▸ What is expected: The material below has pictures in it. Set down only the lines from the line containing "Recreate this image" through the line containing "import seaborn as sns", word for word, and leave the pictures behind.

▸ Provided material:
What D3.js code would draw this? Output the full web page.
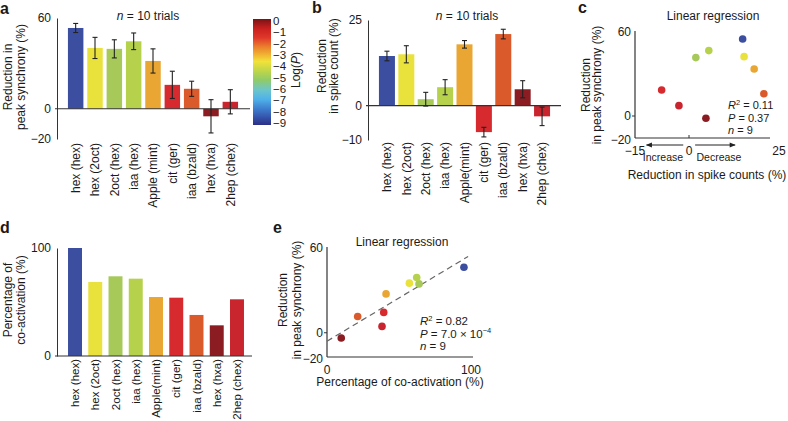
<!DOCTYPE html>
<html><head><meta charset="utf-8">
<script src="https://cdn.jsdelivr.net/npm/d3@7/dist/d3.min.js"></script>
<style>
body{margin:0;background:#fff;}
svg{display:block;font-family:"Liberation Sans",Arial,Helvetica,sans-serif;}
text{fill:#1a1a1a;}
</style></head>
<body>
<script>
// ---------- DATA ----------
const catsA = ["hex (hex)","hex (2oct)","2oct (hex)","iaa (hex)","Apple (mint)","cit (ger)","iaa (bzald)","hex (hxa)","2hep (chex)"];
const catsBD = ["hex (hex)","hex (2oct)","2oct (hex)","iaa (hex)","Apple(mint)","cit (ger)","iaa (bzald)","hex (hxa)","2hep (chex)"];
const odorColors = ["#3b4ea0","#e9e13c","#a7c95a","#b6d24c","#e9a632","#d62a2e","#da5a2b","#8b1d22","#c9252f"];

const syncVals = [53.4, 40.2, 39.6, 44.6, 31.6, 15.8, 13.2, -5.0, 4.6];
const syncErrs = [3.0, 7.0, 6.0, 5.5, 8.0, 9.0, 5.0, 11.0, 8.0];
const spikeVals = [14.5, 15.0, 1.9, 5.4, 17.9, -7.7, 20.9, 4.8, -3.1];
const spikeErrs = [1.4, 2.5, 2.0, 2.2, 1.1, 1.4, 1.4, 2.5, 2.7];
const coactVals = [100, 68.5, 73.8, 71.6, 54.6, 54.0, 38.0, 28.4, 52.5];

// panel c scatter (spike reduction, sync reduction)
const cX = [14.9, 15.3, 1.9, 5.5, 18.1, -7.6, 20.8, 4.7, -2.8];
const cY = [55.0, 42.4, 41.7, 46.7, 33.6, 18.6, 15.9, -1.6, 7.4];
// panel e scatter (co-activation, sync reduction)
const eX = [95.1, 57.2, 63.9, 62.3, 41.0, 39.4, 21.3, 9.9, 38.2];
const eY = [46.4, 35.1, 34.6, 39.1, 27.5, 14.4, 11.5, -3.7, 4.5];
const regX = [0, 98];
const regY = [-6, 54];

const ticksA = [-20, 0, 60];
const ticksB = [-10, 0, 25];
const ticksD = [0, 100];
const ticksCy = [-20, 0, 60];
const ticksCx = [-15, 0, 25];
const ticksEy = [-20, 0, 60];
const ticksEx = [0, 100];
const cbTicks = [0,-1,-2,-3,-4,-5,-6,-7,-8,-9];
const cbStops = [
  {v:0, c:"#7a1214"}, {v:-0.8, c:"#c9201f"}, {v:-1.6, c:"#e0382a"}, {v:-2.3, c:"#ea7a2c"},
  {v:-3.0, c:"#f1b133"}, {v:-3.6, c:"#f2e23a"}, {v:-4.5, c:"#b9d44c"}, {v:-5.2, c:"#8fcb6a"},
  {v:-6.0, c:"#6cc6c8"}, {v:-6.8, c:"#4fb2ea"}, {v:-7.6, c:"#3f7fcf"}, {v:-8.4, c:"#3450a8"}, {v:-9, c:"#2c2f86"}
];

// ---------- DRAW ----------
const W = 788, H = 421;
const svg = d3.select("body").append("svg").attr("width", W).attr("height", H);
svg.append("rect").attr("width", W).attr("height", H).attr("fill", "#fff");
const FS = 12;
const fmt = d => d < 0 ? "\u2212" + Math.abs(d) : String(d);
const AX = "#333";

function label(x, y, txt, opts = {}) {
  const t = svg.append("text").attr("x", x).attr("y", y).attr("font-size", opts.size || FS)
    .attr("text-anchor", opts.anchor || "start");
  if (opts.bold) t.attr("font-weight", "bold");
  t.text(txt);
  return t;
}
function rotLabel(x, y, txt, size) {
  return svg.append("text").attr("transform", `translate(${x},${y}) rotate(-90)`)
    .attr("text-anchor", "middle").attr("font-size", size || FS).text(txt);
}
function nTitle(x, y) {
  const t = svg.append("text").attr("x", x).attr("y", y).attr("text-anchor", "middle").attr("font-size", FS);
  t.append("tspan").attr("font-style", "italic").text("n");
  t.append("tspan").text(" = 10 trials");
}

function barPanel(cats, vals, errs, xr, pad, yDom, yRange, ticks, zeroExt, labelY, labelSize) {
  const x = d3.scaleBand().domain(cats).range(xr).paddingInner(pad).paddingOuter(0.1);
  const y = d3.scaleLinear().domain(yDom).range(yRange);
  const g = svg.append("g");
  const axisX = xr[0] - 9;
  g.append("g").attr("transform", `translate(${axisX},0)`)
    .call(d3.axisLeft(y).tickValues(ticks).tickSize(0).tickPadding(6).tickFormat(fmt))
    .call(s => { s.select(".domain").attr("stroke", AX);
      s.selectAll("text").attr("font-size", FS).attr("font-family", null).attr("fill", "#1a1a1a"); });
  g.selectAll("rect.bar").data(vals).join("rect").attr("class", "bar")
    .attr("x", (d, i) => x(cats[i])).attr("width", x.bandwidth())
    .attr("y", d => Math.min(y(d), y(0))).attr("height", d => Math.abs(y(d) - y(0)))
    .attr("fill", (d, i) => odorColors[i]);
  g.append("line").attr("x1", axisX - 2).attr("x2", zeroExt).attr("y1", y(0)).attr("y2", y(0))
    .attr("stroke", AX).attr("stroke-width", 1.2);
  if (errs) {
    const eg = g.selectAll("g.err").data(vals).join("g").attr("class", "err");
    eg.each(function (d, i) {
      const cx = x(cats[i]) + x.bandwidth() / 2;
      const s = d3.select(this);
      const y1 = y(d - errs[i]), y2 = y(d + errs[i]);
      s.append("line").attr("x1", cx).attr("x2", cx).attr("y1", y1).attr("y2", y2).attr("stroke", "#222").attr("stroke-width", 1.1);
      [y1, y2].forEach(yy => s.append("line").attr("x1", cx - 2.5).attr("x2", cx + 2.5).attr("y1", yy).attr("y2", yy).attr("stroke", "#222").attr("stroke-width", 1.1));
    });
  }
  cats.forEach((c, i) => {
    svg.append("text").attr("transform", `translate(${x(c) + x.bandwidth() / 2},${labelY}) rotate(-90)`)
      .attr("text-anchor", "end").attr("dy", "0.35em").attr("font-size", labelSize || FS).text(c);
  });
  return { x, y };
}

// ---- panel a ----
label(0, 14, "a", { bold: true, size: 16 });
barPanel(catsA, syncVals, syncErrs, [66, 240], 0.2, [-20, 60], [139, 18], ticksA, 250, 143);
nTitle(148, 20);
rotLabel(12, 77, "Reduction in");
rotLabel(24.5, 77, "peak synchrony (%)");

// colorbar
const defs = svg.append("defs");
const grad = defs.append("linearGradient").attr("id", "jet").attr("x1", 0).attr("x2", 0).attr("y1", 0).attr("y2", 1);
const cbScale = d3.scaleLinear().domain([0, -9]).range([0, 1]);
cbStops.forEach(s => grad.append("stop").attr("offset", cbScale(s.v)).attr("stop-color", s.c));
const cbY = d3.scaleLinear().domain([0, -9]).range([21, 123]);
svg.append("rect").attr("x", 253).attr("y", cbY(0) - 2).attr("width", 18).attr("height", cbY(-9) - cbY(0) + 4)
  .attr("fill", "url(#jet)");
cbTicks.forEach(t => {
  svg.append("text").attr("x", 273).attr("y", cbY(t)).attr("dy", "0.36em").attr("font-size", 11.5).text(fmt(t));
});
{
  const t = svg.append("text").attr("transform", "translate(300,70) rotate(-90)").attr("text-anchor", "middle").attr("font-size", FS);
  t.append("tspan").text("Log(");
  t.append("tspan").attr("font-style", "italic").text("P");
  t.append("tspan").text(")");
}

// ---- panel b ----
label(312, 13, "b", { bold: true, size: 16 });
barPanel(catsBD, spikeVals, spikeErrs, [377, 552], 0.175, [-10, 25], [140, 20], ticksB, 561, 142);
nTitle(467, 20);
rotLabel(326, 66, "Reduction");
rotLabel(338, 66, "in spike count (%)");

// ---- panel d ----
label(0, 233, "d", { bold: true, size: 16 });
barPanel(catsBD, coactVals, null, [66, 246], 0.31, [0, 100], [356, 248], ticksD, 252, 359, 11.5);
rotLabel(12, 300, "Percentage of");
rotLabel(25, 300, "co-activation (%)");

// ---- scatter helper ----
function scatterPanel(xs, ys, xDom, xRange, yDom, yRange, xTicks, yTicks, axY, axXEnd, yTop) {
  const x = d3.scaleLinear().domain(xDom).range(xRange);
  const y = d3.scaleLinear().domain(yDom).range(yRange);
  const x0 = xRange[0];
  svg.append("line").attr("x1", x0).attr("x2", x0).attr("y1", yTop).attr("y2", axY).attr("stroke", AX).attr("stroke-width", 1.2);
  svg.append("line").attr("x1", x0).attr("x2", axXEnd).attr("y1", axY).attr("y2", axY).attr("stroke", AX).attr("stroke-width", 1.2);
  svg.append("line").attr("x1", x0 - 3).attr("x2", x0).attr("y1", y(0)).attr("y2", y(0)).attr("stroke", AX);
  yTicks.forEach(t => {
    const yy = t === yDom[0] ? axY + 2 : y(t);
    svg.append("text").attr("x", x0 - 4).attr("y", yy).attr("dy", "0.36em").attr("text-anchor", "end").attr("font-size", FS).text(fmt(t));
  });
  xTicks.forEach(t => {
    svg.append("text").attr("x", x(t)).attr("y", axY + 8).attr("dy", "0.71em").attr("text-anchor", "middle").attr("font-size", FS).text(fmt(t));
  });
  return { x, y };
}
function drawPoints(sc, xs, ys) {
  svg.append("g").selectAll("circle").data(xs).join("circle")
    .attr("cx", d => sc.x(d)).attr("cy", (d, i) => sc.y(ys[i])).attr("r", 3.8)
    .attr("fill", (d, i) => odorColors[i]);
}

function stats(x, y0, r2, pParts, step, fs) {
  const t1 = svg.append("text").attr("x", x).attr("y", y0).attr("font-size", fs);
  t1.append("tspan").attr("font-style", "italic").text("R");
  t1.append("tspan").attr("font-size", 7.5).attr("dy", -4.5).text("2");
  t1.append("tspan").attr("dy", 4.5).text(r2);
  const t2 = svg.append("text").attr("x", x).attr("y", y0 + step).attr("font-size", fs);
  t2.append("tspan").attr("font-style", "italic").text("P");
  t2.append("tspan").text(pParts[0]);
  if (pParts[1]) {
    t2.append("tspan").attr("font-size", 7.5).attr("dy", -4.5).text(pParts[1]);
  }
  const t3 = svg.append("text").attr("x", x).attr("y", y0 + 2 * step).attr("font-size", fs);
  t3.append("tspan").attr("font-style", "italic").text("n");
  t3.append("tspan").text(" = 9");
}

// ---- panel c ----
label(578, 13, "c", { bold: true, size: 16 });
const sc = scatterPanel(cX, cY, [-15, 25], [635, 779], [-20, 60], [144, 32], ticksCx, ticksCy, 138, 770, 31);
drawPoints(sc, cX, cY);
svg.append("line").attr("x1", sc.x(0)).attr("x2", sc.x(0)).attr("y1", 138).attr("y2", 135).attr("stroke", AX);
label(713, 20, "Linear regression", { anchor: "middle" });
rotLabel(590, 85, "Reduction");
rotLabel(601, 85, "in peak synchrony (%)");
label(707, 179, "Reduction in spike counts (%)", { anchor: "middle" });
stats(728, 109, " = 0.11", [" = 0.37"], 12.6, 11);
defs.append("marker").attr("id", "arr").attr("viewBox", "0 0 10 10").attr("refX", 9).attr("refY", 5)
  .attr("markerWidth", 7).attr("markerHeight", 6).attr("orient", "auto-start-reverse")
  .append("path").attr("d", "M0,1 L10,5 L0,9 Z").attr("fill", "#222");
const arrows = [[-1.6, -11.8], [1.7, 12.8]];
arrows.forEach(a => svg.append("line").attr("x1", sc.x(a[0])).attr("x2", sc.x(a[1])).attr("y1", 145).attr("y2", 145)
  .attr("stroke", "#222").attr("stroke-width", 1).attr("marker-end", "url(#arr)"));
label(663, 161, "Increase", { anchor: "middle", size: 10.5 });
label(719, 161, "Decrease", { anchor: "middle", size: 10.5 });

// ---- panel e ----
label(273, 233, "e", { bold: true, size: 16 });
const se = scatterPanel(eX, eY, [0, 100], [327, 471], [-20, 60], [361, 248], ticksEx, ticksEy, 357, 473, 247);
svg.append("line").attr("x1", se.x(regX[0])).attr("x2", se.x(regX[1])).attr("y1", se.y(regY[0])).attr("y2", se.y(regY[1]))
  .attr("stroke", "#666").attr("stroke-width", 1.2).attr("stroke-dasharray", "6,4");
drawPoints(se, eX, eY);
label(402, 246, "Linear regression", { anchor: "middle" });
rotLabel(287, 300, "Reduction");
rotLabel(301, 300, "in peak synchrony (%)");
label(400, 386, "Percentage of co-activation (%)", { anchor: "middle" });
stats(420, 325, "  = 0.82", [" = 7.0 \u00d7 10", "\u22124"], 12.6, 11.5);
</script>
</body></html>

--

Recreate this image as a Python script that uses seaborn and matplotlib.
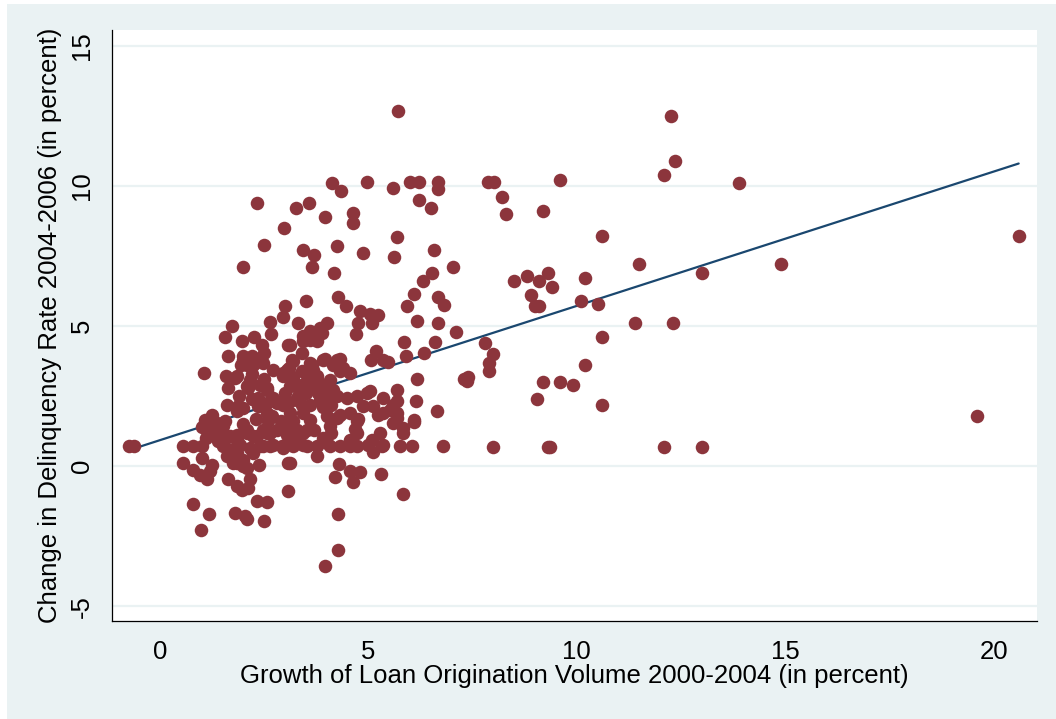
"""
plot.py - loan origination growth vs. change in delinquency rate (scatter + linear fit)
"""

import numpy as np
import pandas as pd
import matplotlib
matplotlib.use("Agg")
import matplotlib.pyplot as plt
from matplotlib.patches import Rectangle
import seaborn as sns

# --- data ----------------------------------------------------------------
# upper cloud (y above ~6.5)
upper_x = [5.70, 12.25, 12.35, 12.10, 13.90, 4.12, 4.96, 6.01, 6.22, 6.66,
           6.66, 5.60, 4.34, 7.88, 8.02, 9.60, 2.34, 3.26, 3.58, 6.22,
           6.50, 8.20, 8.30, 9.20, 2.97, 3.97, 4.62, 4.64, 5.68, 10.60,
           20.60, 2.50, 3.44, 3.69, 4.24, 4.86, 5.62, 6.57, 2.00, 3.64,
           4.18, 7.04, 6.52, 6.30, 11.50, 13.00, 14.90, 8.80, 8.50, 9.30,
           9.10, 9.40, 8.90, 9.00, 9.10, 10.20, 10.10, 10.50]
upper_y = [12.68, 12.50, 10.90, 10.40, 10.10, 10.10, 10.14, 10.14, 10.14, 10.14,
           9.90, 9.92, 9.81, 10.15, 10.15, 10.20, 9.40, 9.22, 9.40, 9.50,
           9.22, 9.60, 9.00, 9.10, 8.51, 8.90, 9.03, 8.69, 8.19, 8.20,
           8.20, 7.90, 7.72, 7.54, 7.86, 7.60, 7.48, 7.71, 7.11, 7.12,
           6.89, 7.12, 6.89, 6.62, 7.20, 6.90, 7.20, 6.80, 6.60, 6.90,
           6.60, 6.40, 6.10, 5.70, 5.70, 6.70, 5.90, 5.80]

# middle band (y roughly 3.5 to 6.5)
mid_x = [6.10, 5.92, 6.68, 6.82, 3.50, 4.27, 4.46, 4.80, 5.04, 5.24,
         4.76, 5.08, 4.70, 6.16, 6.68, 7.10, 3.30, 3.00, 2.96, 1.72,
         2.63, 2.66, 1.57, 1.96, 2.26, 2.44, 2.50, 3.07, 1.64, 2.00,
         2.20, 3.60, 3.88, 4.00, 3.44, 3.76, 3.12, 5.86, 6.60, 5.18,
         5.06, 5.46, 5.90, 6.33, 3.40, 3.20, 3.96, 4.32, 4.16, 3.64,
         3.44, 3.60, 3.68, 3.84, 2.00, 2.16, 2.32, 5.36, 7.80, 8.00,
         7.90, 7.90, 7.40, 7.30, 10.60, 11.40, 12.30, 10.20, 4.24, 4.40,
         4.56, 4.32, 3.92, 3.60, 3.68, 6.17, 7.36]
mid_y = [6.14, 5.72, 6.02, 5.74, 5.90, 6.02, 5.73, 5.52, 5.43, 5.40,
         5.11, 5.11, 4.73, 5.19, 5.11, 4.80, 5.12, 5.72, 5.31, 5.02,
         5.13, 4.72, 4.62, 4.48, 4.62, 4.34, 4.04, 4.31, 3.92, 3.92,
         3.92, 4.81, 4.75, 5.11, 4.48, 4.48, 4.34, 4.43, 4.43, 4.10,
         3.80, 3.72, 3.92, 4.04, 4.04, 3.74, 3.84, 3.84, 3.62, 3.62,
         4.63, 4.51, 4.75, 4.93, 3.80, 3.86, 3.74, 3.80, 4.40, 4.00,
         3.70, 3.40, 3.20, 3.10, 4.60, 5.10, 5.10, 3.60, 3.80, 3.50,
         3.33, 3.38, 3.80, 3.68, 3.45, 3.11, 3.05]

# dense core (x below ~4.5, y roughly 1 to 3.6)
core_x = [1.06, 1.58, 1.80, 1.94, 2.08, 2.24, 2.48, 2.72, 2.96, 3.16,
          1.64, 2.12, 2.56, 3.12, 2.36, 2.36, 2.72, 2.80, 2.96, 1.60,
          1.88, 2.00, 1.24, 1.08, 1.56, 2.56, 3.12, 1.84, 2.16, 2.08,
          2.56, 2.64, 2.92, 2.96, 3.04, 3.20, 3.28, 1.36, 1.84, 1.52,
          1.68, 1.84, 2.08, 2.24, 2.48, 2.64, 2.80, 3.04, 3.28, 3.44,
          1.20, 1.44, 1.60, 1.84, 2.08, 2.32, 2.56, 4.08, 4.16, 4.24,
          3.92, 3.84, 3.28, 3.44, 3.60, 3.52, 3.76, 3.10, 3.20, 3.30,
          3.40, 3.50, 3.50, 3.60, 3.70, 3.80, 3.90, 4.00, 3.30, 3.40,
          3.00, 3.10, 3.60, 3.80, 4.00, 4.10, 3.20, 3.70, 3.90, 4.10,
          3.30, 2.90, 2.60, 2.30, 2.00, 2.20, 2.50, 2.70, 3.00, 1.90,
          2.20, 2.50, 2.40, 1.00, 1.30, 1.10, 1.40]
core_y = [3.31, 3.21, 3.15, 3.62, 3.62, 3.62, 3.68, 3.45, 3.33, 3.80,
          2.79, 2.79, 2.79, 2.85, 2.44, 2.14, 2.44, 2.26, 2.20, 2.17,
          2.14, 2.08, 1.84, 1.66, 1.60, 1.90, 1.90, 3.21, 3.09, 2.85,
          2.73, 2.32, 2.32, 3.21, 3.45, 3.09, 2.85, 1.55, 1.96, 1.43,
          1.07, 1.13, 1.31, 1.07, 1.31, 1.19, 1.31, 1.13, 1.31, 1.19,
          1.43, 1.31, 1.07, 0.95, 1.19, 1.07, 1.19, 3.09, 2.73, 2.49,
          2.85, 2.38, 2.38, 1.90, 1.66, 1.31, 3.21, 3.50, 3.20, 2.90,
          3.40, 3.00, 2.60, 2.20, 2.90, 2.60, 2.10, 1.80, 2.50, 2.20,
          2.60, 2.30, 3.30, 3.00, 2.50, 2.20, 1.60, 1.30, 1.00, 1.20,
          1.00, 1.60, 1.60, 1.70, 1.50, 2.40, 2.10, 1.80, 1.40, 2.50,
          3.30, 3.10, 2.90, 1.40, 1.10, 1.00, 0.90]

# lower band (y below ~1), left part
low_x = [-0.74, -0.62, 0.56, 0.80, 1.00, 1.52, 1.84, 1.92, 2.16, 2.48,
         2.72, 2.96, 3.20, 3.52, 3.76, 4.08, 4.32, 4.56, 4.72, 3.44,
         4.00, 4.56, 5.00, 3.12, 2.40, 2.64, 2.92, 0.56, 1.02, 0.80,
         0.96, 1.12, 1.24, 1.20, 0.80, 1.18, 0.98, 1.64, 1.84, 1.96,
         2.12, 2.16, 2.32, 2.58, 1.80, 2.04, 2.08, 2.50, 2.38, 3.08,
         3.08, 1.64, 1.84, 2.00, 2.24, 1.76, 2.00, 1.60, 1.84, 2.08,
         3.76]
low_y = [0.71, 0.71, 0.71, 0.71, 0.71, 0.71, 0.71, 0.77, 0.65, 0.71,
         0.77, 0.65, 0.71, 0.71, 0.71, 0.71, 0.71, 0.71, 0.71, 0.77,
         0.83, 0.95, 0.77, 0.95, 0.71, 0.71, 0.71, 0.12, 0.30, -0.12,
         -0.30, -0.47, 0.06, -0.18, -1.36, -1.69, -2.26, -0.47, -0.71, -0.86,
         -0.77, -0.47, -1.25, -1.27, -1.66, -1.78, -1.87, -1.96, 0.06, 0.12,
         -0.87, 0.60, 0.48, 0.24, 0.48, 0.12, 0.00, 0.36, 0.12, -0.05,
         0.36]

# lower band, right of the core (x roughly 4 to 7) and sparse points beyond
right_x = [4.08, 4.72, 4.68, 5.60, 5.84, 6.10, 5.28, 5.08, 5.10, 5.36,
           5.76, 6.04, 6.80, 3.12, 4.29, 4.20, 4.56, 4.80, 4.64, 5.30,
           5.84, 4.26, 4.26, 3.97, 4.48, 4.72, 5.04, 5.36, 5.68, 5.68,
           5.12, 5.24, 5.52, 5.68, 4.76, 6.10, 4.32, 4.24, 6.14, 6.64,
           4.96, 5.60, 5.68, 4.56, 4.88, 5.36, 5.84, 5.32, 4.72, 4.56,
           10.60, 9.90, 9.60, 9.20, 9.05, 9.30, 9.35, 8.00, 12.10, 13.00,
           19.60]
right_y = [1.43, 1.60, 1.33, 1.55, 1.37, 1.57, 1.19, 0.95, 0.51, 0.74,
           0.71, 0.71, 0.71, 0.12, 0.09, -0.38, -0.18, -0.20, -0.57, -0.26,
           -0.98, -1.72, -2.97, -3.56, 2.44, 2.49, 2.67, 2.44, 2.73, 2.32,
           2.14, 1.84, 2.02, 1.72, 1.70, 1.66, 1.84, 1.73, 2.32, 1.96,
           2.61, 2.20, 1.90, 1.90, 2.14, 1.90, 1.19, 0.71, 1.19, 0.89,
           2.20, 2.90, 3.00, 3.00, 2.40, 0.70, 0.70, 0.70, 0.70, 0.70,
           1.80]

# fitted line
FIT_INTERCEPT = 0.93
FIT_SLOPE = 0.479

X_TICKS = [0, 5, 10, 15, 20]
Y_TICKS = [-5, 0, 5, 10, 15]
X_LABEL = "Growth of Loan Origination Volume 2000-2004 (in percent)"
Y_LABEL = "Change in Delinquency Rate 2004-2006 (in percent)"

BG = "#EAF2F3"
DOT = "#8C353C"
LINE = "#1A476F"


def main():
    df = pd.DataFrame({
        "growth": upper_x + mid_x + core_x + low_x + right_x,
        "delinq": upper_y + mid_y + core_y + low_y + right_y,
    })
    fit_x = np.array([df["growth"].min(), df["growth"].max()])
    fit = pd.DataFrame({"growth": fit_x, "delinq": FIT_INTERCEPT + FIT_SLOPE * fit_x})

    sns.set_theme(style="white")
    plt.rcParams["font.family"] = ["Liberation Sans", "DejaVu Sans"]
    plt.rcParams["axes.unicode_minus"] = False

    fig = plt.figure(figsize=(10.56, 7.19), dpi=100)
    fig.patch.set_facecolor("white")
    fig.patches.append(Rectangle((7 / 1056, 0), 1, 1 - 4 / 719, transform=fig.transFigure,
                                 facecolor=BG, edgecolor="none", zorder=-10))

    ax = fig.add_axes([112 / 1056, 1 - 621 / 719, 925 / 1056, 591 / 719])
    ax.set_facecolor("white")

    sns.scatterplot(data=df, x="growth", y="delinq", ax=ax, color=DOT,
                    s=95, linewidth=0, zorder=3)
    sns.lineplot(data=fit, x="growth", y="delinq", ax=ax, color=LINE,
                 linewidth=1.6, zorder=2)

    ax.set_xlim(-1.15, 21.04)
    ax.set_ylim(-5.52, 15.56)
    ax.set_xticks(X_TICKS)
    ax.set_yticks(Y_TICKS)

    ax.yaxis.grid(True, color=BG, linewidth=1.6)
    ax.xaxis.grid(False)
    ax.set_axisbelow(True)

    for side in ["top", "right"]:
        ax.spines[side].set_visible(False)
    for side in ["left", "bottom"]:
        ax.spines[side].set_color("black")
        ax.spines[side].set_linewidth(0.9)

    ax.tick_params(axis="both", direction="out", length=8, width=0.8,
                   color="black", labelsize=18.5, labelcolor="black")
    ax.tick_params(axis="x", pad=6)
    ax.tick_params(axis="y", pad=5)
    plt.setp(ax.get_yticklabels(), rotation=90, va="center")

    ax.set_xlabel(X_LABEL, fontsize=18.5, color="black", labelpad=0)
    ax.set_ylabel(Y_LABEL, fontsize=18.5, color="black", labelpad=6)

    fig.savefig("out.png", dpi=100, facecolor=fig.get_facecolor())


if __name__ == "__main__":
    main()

▸ Response to the task:
Recreate this image as a Python script that uses seaborn and matplotlib.
"""
plot.py - loan origination growth vs. change in delinquency rate (scatter + linear fit)
"""

import numpy as np
import pandas as pd
import matplotlib
matplotlib.use("Agg")
import matplotlib.pyplot as plt
from matplotlib.patches import Rectangle
import seaborn as sns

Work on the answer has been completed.